Defense lawyers have been previewing their new tack in discovery demands that will be pulled together in a motion to be filed in July, requesting a new hearing on the warrant. Donald Re, the attorney who filed the original unsuccessful challenge, said things could have turned out differently if the government had disclosed more swiftly everything it knew.

"What bothers me most about these revelations is that the decision against Anthony was very close," Re said in an interview. "If the government had previously disclosed any one of these problems with the affidavit, the decision could have been reversed."

Laurie L. Levenson, a professor at Loyola Law School in Los Angeles, said Pellicano faces a difficult "but not impossible" challenge.

"This is a key moment in this case," said Levenson, a former federal prosecutor. "It comes down to whether the defense can show that it was deliberately or recklessly false as opposed to just sloppy police work. You don't win these motions just because the police made a mistake."

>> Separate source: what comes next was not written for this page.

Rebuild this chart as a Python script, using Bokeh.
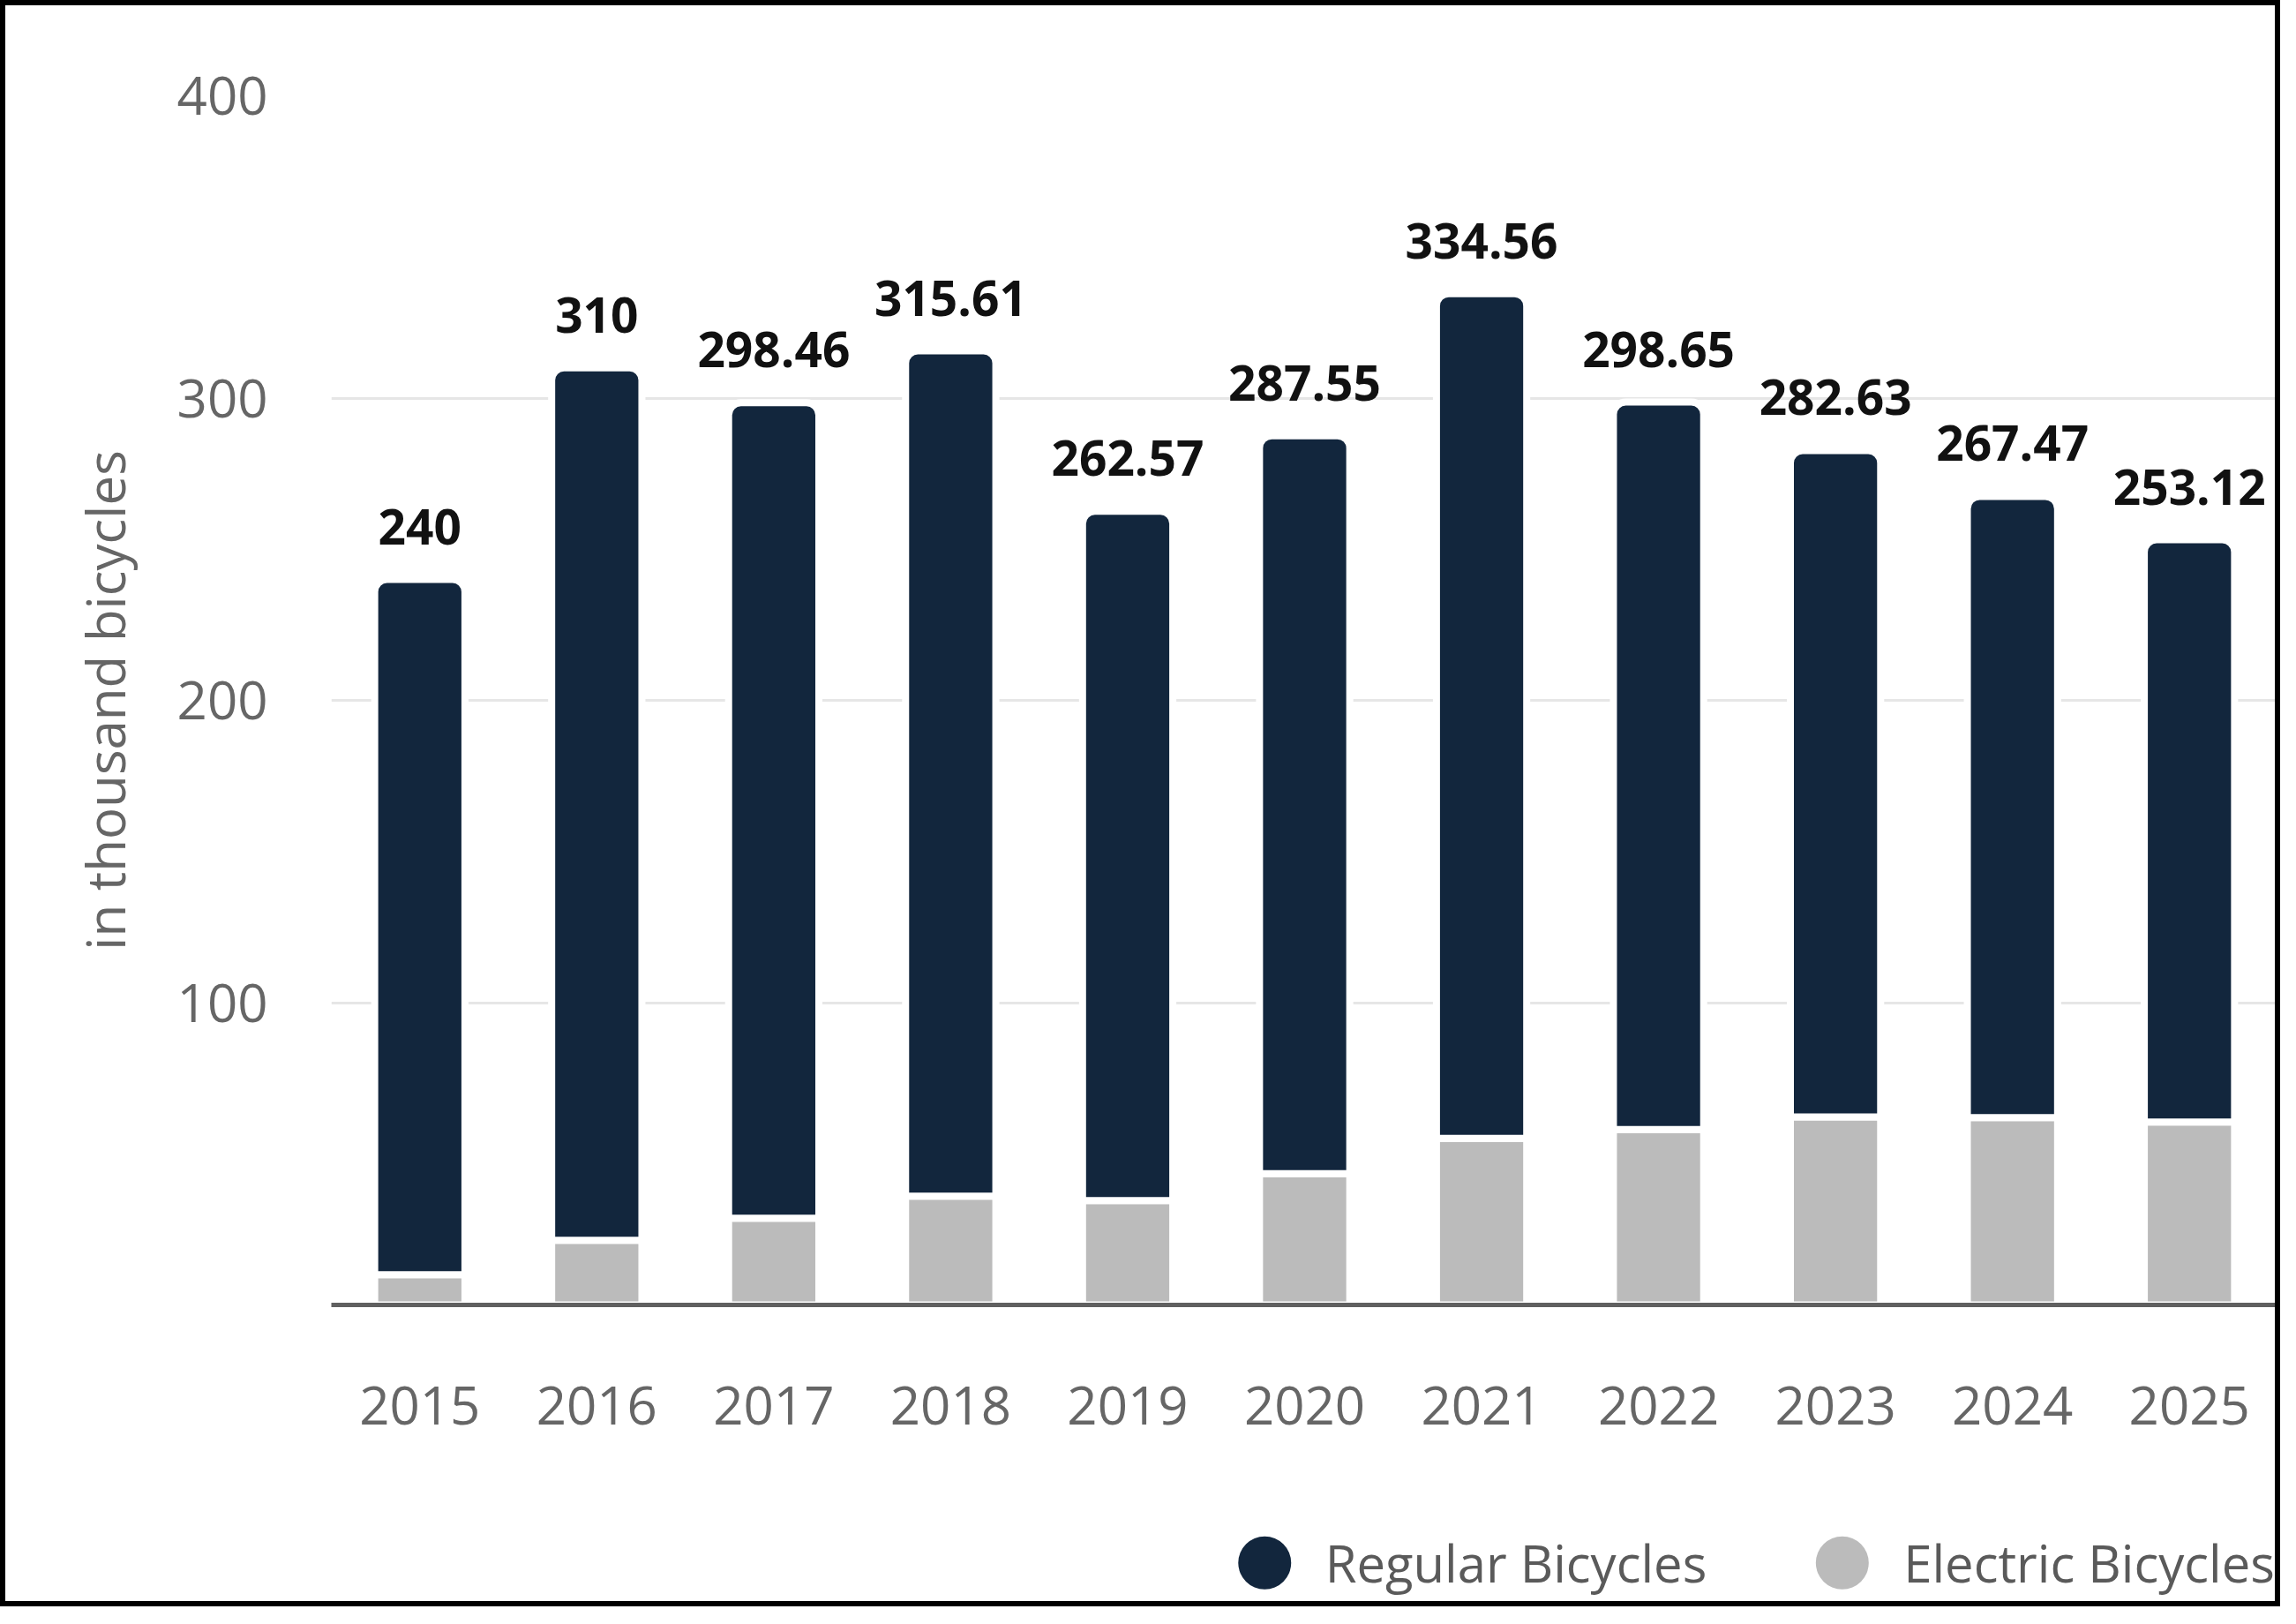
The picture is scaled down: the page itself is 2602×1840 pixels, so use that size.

The Pellicano case began with an act of intimidation against a Times reporter who was researching actor Steven Seagal's ties to organized crime, the government has said. Anita M. Busch awoke in June 2002 to find a dead fish and a red rose on the punctured windshield of her car below a note that read: "Stop!"

The next morning, a man telephoned the Times newsroom and left six "urgent" voicemails for Busch warning that "ruthless" people "back East" were behind the threat, Ornellas said in his affidavit for a search warrant.

The caller phoned the paper because "he did not want to see anybody get hurt," the affidavit said. In reality, the caller was a confidential witness who had been working as an FBI informant for nearly a year, prosecutors acknowledged recently in court.